9/11 occurred to me during the recording, but I explicitly chose not to call it out by name, because I think it's the easy get in the conversation. I would argue that Y2K clearly indicates that we were a society already preoccupied with and fascinated by this odd death wish. We were waiting, almost hoping for society to crumble years before 2001 to a much greater degree than before.

I do think it has more to do with the aftermath of a cultural shift coming out of the Cold War. When the wall came down, everyone seemed to think, at least subconsciously, well that's the end of war and evil. But, of course it wasn't, and in fact it only got more complex and less easy to segment out into good or evil. After we won the fight we could win, we only discovered that an even harder fight against a foe we couldn't identify or name existed.

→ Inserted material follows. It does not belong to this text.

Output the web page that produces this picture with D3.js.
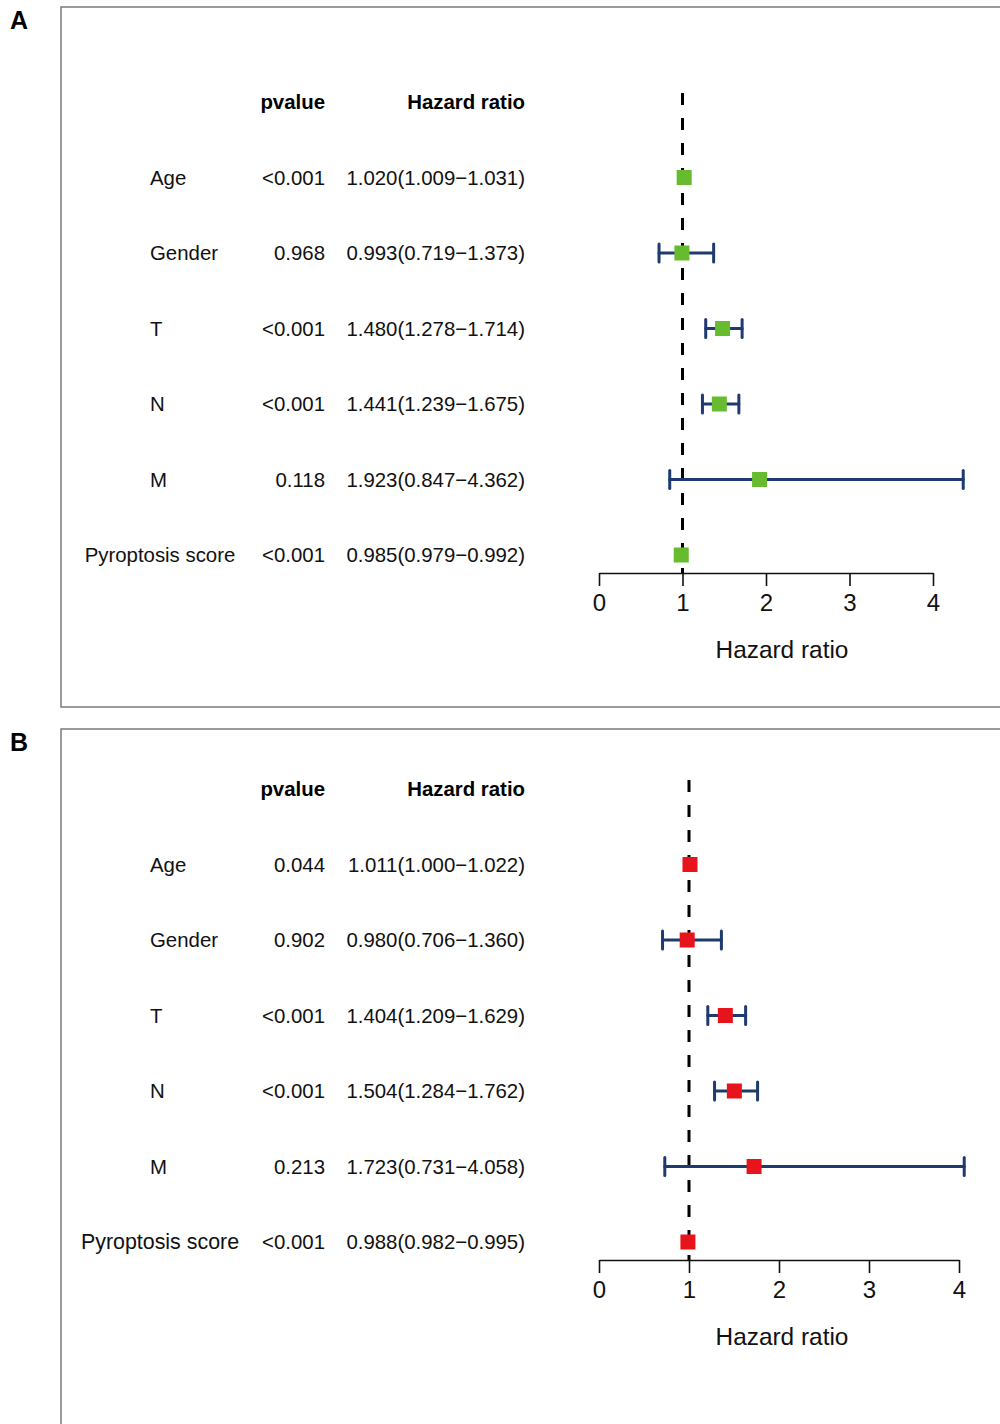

I blame Gen X. Those crazy kids with their facial hair and angst about being handed-down a crappy future.

The most unlikeable thing about Dragon Age II is that somebody is always willing to tell you exactly why you did or didn't like the game. Look, if DA II was as great as people say it was, all the critics would have flitted away to the same place as the people who wanted to play Fallout 3 in isometric sprite form. It wasn't. It was a pretty decent game that had some brilliant turns and some horrible flaws. Whether the brilliant parts or the awful parts shined through are solidly in the eye of the beholder.

The game design improvements in DA2 over DAO are pretty objective, in terms of following or being consistent with basic principles. As an example. Storm of the Century is pretty much broken AND it's secret, both design decisions that weaken the overall game. In contrast Stagger + Chain Reaction is powerful but reasonable, and it's documented.